→ **Provided material**:
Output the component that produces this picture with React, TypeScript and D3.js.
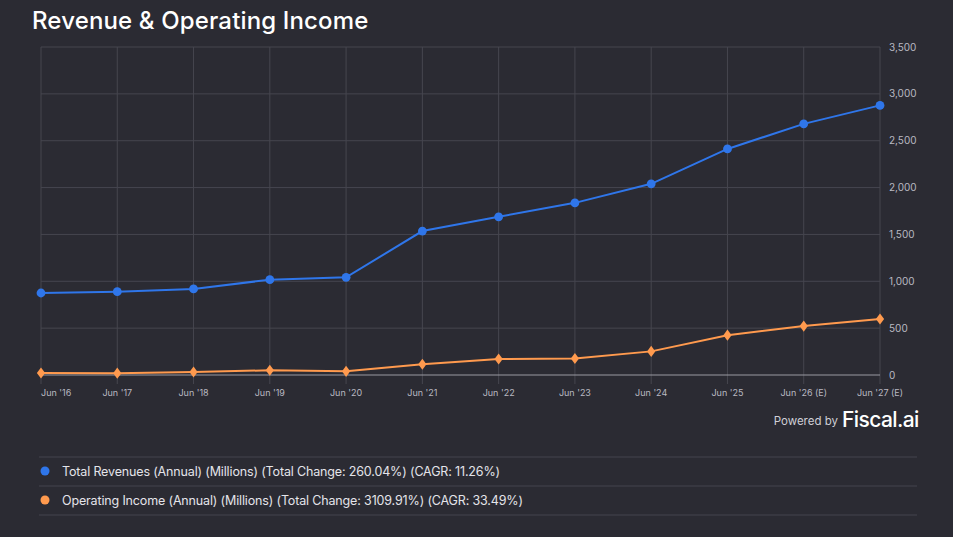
import { line, scaleLinear, scalePoint, symbol, symbolDiamond } from 'd3';

const categories = ["Jun '16", "Jun '17", "Jun '18", "Jun '19", "Jun '20", "Jun '21", "Jun '22", "Jun '23", "Jun '24", "Jun '25", "Jun '26 (E)", "Jun '27 (E)"];
const revenues = [875, 889, 918, 1017, 1042, 1536, 1688, 1837, 2040, 2412, 2680, 2877];
const operatingIncome = [22, 20, 32, 50, 39, 114, 170, 176, 252, 425, 522, 597];
const yTicks = [0, 500, 1000, 1500, 2000, 2500, 3000, 3500];
const legendItems = [
  { label: 'Total Revenues (Annual) (Millions) (Total Change: 260.04%) (CAGR: 11.26%)', color: '#2f76ea' },
  { label: 'Operating Income (Annual) (Millions) (Total Change: 3109.91%) (CAGR: 33.49%)', color: '#ff9a4e' },
];

const WIDTH = 953;
const HEIGHT = 537;
const MARGIN = { top: 47, right: 73, bottom: 162, left: 41 };
const BG = '#2b2b33';
const GRID = '#46464f';
const FONT = "Inter, 'Noto Sans', sans-serif";

export default function App() {
  const plotBottom = HEIGHT - MARGIN.bottom;
  const plotRight = WIDTH - MARGIN.right;

  const x = scalePoint<string>().domain(categories).range([MARGIN.left, plotRight]);
  const y = scaleLinear().domain([0, 3500]).range([plotBottom, MARGIN.top]);

  const makeLine = line<number>()
    .x((_, i) => x(categories[i]) ?? 0)
    .y((d) => y(d));

  const diamond = symbol().type(symbolDiamond).size(44)() ?? '';

  return (
    <div style={{ position: 'fixed', inset: 0, background: BG }}>
      <svg width={WIDTH} height={HEIGHT} style={{ display: 'block', fontFamily: FONT }}>
        <rect width={WIDTH} height={HEIGHT} fill={BG} />
        <text x={32} y={29} fill="#ffffff" fontSize={24} fontWeight={500} letterSpacing={0.15}>
          Revenue &amp; Operating Income
        </text>

        {yTicks.map((t) => (
          <g key={t}>
            {t > 0 ? (
              <line x1={MARGIN.left} x2={plotRight} y1={y(t)} y2={y(t)} stroke={GRID} strokeWidth={1} />
            ) : null}
            <text x={plotRight + 9} y={y(t) + 3.5} fill="#b9b9c2" fontSize={10}>
              {t.toLocaleString('en-US')}
            </text>
          </g>
        ))}

        {categories.map((c, i) => (
          <g key={c}>
            <line x1={x(c)} x2={x(c)} y1={MARGIN.top} y2={plotBottom + 9} stroke={GRID} strokeWidth={1} />
            <text
              x={x(c)}
              y={plotBottom + 21}
              fill="#b9b9c2"
              fontSize={9}
              textAnchor={i === 0 ? 'start' : 'middle'}
            >
              {c}
            </text>
          </g>
        ))}

        <line x1={MARGIN.left} x2={plotRight} y1={plotBottom} y2={plotBottom} stroke="#9a9aa2" strokeWidth={1} />

        <path d={makeLine(revenues) ?? ''} fill="none" stroke="#2f76ea" strokeWidth={2} />
        {revenues.map((v, i) => (
          <circle key={i} cx={x(categories[i])} cy={y(v)} r={4.4} fill="#2f76ea" />
        ))}

        <path d={makeLine(operatingIncome) ?? ''} fill="none" stroke="#ff9a4e" strokeWidth={2} />
        {operatingIncome.map((v, i) => (
          <path key={i} d={diamond} transform={`translate(${x(categories[i])},${y(v)}) scale(1.15,0.9)`} fill="#ff9a4e" />
        ))}

        <text x={838} y={425} fill="#cfcfd6" fontSize={11.5} textAnchor="end">
          Powered by
        </text>
        <text x={842} y={427} fill="#ffffff" fontSize={21} fontWeight={500} letterSpacing={-0.6}>
          Fiscal.ai
        </text>

        {[457, 486, 515].map((ly) => (
          <line key={ly} x1={39} x2={917} y1={ly} y2={ly} stroke="#45454e" strokeWidth={1} />
        ))}
        {legendItems.map((item, i) => (
          <g key={item.label} transform={`translate(0, ${471 + i * 29})`}>
            <circle cx={45} cy={0} r={4.5} fill={item.color} />
            <text x={62} y={4.5} fill="#e4e4ea" fontSize={12.5} letterSpacing={-0.15}>
              {item.label}
            </text>
          </g>
        ))}
      </svg>
    </div>
  );
}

→ **Exercise goal**: Retype the whole listing exactly and leave the pictures out.

→ **Worked solution**:
Output the component that produces this picture with React, TypeScript and D3.js.
import { line, scaleLinear, scalePoint, symbol, symbolDiamond } from 'd3';

const categories = ["Jun '16", "Jun '17", "Jun '18", "Jun '19", "Jun '20", "Jun '21", "Jun '22", "Jun '23", "Jun '24", "Jun '25", "Jun '26 (E)", "Jun '27 (E)"];
const revenues = [875, 889, 918, 1017, 1042, 1536, 1688, 1837, 2040, 2412, 2680, 2877];
const operatingIncome = [22, 20, 32, 50, 39, 114, 170, 176, 252, 425, 522, 597];
const yTicks = [0, 500, 1000, 1500, 2000, 2500, 3000, 3500];
const legendItems = [
  { label: 'Total Revenues (Annual) (Millions) (Total Change: 260.04%) (CAGR: 11.26%)', color: '#2f76ea' },
  { label: 'Operating Income (Annual) (Millions) (Total Change: 3109.91%) (CAGR: 33.49%)', color: '#ff9a4e' },
];

const WIDTH = 953;
const HEIGHT = 537;
const MARGIN = { top: 47, right: 73, bottom: 162, left: 41 };
const BG = '#2b2b33';
const GRID = '#46464f';
const FONT = "Inter, 'Noto Sans', sans-serif";

export default function App() {
  const plotBottom = HEIGHT - MARGIN.bottom;
  const plotRight = WIDTH - MARGIN.right;

  const x = scalePoint<string>().domain(categories).range([MARGIN.left, plotRight]);
  const y = scaleLinear().domain([0, 3500]).range([plotBottom, MARGIN.top]);

  const makeLine = line<number>()
    .x((_, i) => x(categories[i]) ?? 0)
    .y((d) => y(d));

  const diamond = symbol().type(symbolDiamond).size(44)() ?? '';

  return (
    <div style={{ position: 'fixed', inset: 0, background: BG }}>
      <svg width={WIDTH} height={HEIGHT} style={{ display: 'block', fontFamily: FONT }}>
        <rect width={WIDTH} height={HEIGHT} fill={BG} />
        <text x={32} y={29} fill="#ffffff" fontSize={24} fontWeight={500} letterSpacing={0.15}>
          Revenue &amp; Operating Income
        </text>

        {yTicks.map((t) => (
          <g key={t}>
            {t > 0 ? (
              <line x1={MARGIN.left} x2={plotRight} y1={y(t)} y2={y(t)} stroke={GRID} strokeWidth={1} />
            ) : null}
            <text x={plotRight + 9} y={y(t) + 3.5} fill="#b9b9c2" fontSize={10}>
              {t.toLocaleString('en-US')}
            </text>
          </g>
        ))}

        {categories.map((c, i) => (
          <g key={c}>
            <line x1={x(c)} x2={x(c)} y1={MARGIN.top} y2={plotBottom + 9} stroke={GRID} strokeWidth={1} />
            <text
              x={x(c)}
              y={plotBottom + 21}
              fill="#b9b9c2"
              fontSize={9}
              textAnchor={i === 0 ? 'start' : 'middle'}
            >
              {c}
            </text>
          </g>
        ))}

        <line x1={MARGIN.left} x2={plotRight} y1={plotBottom} y2={plotBottom} stroke="#9a9aa2" strokeWidth={1} />

        <path d={makeLine(revenues) ?? ''} fill="none" stroke="#2f76ea" strokeWidth={2} />
        {revenues.map((v, i) => (
          <circle key={i} cx={x(categories[i])} cy={y(v)} r={4.4} fill="#2f76ea" />
        ))}

        <path d={makeLine(operatingIncome) ?? ''} fill="none" stroke="#ff9a4e" strokeWidth={2} />
        {operatingIncome.map((v, i) => (
          <path key={i} d={diamond} transform={`translate(${x(categories[i])},${y(v)}) scale(1.15,0.9)`} fill="#ff9a4e" />
        ))}

        <text x={838} y={425} fill="#cfcfd6" fontSize={11.5} textAnchor="end">
          Powered by
        </text>
        <text x={842} y={427} fill="#ffffff" fontSize={21} fontWeight={500} letterSpacing={-0.6}>
          Fiscal.ai
        </text>

        {[457, 486, 515].map((ly) => (
          <line key={ly} x1={39} x2={917} y1={ly} y2={ly} stroke="#45454e" strokeWidth={1} />
        ))}
        {legendItems.map((item, i) => (
          <g key={item.label} transform={`translate(0, ${471 + i * 29})`}>
            <circle cx={45} cy={0} r={4.5} fill={item.color} />
            <text x={62} y={4.5} fill="#e4e4ea" fontSize={12.5} letterSpacing={-0.15}>
              {item.label}
            </text>
          </g>
        ))}
      </svg>
    </div>
  );
}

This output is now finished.